**Data block:**
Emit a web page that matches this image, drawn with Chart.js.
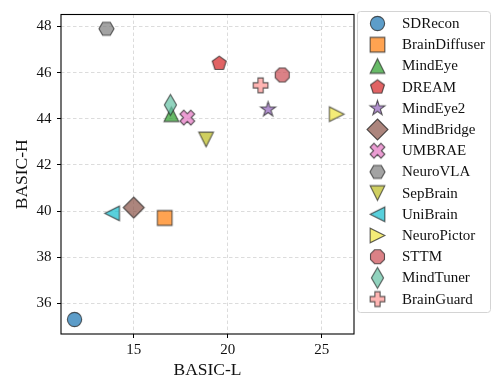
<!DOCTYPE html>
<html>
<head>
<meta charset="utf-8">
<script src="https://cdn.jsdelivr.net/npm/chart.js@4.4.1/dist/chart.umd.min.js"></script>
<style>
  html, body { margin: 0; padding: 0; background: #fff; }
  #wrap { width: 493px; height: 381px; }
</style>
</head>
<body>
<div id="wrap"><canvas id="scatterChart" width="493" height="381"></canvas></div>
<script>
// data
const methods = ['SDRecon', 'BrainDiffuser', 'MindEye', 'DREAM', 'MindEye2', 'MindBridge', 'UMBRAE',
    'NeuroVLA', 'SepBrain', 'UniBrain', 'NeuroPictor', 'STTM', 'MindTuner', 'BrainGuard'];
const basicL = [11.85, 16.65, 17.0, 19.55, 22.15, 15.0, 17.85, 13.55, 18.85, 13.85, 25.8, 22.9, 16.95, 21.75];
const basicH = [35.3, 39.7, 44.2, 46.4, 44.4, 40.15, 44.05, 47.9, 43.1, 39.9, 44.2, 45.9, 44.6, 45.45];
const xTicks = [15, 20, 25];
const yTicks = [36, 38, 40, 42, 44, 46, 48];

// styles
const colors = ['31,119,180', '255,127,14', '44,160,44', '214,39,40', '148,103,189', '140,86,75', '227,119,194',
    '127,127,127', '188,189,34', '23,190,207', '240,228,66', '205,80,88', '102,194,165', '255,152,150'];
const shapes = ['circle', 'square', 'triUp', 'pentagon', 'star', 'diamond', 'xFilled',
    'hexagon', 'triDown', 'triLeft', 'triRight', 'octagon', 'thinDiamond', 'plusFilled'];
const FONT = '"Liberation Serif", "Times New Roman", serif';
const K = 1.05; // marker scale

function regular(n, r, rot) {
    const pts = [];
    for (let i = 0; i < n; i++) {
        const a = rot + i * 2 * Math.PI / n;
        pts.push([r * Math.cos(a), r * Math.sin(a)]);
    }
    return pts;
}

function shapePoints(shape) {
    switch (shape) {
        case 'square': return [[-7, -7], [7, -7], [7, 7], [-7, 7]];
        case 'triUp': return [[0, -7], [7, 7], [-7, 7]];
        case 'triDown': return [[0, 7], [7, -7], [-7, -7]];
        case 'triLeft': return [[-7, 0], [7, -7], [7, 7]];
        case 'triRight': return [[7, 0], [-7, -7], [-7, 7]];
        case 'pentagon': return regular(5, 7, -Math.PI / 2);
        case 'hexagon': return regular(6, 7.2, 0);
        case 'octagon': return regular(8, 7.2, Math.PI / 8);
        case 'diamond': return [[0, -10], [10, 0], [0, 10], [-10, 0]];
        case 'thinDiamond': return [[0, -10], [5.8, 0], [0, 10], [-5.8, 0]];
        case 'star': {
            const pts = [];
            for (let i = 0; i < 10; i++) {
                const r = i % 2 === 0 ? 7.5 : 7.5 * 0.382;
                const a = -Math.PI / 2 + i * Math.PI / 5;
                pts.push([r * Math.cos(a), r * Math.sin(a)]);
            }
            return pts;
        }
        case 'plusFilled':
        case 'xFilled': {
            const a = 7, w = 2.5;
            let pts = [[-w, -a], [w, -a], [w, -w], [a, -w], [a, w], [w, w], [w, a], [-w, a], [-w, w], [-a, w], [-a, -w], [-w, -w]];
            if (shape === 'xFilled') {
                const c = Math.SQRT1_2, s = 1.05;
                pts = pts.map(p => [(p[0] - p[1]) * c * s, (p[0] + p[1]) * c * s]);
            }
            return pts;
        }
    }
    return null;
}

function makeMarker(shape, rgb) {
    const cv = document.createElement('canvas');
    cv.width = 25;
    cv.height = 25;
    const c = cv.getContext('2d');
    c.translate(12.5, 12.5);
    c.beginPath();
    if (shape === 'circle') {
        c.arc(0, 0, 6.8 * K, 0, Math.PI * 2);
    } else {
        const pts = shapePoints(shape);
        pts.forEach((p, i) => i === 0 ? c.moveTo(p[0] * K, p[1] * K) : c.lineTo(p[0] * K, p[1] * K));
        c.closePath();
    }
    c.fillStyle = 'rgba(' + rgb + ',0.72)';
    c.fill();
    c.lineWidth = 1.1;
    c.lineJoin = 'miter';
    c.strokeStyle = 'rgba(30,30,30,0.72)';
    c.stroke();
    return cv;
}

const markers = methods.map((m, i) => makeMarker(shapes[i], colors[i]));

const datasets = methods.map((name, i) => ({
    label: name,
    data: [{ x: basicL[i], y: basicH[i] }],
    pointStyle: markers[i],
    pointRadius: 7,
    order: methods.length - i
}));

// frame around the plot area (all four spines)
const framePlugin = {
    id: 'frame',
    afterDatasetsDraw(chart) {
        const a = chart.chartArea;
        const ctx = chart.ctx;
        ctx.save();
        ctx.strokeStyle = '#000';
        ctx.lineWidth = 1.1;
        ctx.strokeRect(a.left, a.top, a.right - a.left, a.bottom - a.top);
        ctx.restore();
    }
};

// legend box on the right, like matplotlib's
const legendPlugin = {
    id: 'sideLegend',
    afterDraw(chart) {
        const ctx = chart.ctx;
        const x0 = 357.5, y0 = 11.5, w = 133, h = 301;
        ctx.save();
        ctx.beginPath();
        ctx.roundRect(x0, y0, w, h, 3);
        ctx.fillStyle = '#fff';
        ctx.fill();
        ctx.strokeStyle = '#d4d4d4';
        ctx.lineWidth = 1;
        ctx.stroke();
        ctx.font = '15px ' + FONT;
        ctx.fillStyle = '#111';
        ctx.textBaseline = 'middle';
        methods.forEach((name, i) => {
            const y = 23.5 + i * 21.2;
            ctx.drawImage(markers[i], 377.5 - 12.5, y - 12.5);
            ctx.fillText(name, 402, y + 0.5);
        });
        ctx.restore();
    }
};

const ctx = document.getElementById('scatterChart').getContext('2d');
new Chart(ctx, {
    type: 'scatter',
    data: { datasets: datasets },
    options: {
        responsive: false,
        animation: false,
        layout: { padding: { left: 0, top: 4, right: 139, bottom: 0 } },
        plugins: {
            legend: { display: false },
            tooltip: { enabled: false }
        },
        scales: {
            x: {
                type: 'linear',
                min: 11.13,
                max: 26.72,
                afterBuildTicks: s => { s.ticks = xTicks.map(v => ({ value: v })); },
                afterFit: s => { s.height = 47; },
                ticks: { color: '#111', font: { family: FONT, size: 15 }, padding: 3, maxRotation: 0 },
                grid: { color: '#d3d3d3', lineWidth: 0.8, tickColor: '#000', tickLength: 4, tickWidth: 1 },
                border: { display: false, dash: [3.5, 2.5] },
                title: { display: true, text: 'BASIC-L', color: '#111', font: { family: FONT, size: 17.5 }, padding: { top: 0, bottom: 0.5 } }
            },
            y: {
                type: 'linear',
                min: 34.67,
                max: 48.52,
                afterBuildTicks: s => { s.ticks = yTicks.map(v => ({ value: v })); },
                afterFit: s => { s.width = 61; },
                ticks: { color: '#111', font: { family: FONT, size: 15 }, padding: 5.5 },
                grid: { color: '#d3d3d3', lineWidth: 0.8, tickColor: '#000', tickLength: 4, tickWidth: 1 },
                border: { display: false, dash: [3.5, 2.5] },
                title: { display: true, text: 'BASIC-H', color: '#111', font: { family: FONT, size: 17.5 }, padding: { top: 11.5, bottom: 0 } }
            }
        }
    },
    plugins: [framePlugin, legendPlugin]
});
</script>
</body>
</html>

**Task prompt:**
Transcribe the material exactly, keeping every word and none of the pictures.

**Full output:**
Emit a web page that matches this image, drawn with Chart.js.
<!DOCTYPE html>
<html>
<head>
<meta charset="utf-8">
<script src="https://cdn.jsdelivr.net/npm/chart.js@4.4.1/dist/chart.umd.min.js"></script>
<style>
  html, body { margin: 0; padding: 0; background: #fff; }
  #wrap { width: 493px; height: 381px; }
</style>
</head>
<body>
<div id="wrap"><canvas id="scatterChart" width="493" height="381"></canvas></div>
<script>
// data
const methods = ['SDRecon', 'BrainDiffuser', 'MindEye', 'DREAM', 'MindEye2', 'MindBridge', 'UMBRAE',
    'NeuroVLA', 'SepBrain', 'UniBrain', 'NeuroPictor', 'STTM', 'MindTuner', 'BrainGuard'];
const basicL = [11.85, 16.65, 17.0, 19.55, 22.15, 15.0, 17.85, 13.55, 18.85, 13.85, 25.8, 22.9, 16.95, 21.75];
const basicH = [35.3, 39.7, 44.2, 46.4, 44.4, 40.15, 44.05, 47.9, 43.1, 39.9, 44.2, 45.9, 44.6, 45.45];
const xTicks = [15, 20, 25];
const yTicks = [36, 38, 40, 42, 44, 46, 48];

// styles
const colors = ['31,119,180', '255,127,14', '44,160,44', '214,39,40', '148,103,189', '140,86,75', '227,119,194',
    '127,127,127', '188,189,34', '23,190,207', '240,228,66', '205,80,88', '102,194,165', '255,152,150'];
const shapes = ['circle', 'square', 'triUp', 'pentagon', 'star', 'diamond', 'xFilled',
    'hexagon', 'triDown', 'triLeft', 'triRight', 'octagon', 'thinDiamond', 'plusFilled'];
const FONT = '"Liberation Serif", "Times New Roman", serif';
const K = 1.05; // marker scale

function regular(n, r, rot) {
    const pts = [];
    for (let i = 0; i < n; i++) {
        const a = rot + i * 2 * Math.PI / n;
        pts.push([r * Math.cos(a), r * Math.sin(a)]);
    }
    return pts;
}

function shapePoints(shape) {
    switch (shape) {
        case 'square': return [[-7, -7], [7, -7], [7, 7], [-7, 7]];
        case 'triUp': return [[0, -7], [7, 7], [-7, 7]];
        case 'triDown': return [[0, 7], [7, -7], [-7, -7]];
        case 'triLeft': return [[-7, 0], [7, -7], [7, 7]];
        case 'triRight': return [[7, 0], [-7, -7], [-7, 7]];
        case 'pentagon': return regular(5, 7, -Math.PI / 2);
        case 'hexagon': return regular(6, 7.2, 0);
        case 'octagon': return regular(8, 7.2, Math.PI / 8);
        case 'diamond': return [[0, -10], [10, 0], [0, 10], [-10, 0]];
        case 'thinDiamond': return [[0, -10], [5.8, 0], [0, 10], [-5.8, 0]];
        case 'star': {
            const pts = [];
            for (let i = 0; i < 10; i++) {
                const r = i % 2 === 0 ? 7.5 : 7.5 * 0.382;
                const a = -Math.PI / 2 + i * Math.PI / 5;
                pts.push([r * Math.cos(a), r * Math.sin(a)]);
            }
            return pts;
        }
        case 'plusFilled':
        case 'xFilled': {
            const a = 7, w = 2.5;
            let pts = [[-w, -a], [w, -a], [w, -w], [a, -w], [a, w], [w, w], [w, a], [-w, a], [-w, w], [-a, w], [-a, -w], [-w, -w]];
            if (shape === 'xFilled') {
                const c = Math.SQRT1_2, s = 1.05;
                pts = pts.map(p => [(p[0] - p[1]) * c * s, (p[0] + p[1]) * c * s]);
            }
            return pts;
        }
    }
    return null;
}

function makeMarker(shape, rgb) {
    const cv = document.createElement('canvas');
    cv.width = 25;
    cv.height = 25;
    const c = cv.getContext('2d');
    c.translate(12.5, 12.5);
    c.beginPath();
    if (shape === 'circle') {
        c.arc(0, 0, 6.8 * K, 0, Math.PI * 2);
    } else {
        const pts = shapePoints(shape);
        pts.forEach((p, i) => i === 0 ? c.moveTo(p[0] * K, p[1] * K) : c.lineTo(p[0] * K, p[1] * K));
        c.closePath();
    }
    c.fillStyle = 'rgba(' + rgb + ',0.72)';
    c.fill();
    c.lineWidth = 1.1;
    c.lineJoin = 'miter';
    c.strokeStyle = 'rgba(30,30,30,0.72)';
    c.stroke();
    return cv;
}

const markers = methods.map((m, i) => makeMarker(shapes[i], colors[i]));

const datasets = methods.map((name, i) => ({
    label: name,
    data: [{ x: basicL[i], y: basicH[i] }],
    pointStyle: markers[i],
    pointRadius: 7,
    order: methods.length - i
}));

// frame around the plot area (all four spines)
const framePlugin = {
    id: 'frame',
    afterDatasetsDraw(chart) {
        const a = chart.chartArea;
        const ctx = chart.ctx;
        ctx.save();
        ctx.strokeStyle = '#000';
        ctx.lineWidth = 1.1;
        ctx.strokeRect(a.left, a.top, a.right - a.left, a.bottom - a.top);
        ctx.restore();
    }
};

// legend box on the right, like matplotlib's
const legendPlugin = {
    id: 'sideLegend',
    afterDraw(chart) {
        const ctx = chart.ctx;
        const x0 = 357.5, y0 = 11.5, w = 133, h = 301;
        ctx.save();
        ctx.beginPath();
        ctx.roundRect(x0, y0, w, h, 3);
        ctx.fillStyle = '#fff';
        ctx.fill();
        ctx.strokeStyle = '#d4d4d4';
        ctx.lineWidth = 1;
        ctx.stroke();
        ctx.font = '15px ' + FONT;
        ctx.fillStyle = '#111';
        ctx.textBaseline = 'middle';
        methods.forEach((name, i) => {
            const y = 23.5 + i * 21.2;
            ctx.drawImage(markers[i], 377.5 - 12.5, y - 12.5);
            ctx.fillText(name, 402, y + 0.5);
        });
        ctx.restore();
    }
};

const ctx = document.getElementById('scatterChart').getContext('2d');
new Chart(ctx, {
    type: 'scatter',
    data: { datasets: datasets },
    options: {
        responsive: false,
        animation: false,
        layout: { padding: { left: 0, top: 4, right: 139, bottom: 0 } },
        plugins: {
            legend: { display: false },
            tooltip: { enabled: false }
        },
        scales: {
            x: {
                type: 'linear',
                min: 11.13,
                max: 26.72,
                afterBuildTicks: s => { s.ticks = xTicks.map(v => ({ value: v })); },
                afterFit: s => { s.height = 47; },
                ticks: { color: '#111', font: { family: FONT, size: 15 }, padding: 3, maxRotation: 0 },
                grid: { color: '#d3d3d3', lineWidth: 0.8, tickColor: '#000', tickLength: 4, tickWidth: 1 },
                border: { display: false, dash: [3.5, 2.5] },
                title: { display: true, text: 'BASIC-L', color: '#111', font: { family: FONT, size: 17.5 }, padding: { top: 0, bottom: 0.5 } }
            },
            y: {
                type: 'linear',
                min: 34.67,
                max: 48.52,
                afterBuildTicks: s => { s.ticks = yTicks.map(v => ({ value: v })); },
                afterFit: s => { s.width = 61; },
                ticks: { color: '#111', font: { family: FONT, size: 15 }, padding: 5.5 },
                grid: { color: '#d3d3d3', lineWidth: 0.8, tickColor: '#000', tickLength: 4, tickWidth: 1 },
                border: { display: false, dash: [3.5, 2.5] },
                title: { display: true, text: 'BASIC-H', color: '#111', font: { family: FONT, size: 17.5 }, padding: { top: 11.5, bottom: 0 } }
            }
        }
    },
    plugins: [framePlugin, legendPlugin]
});
</script>
</body>
</html>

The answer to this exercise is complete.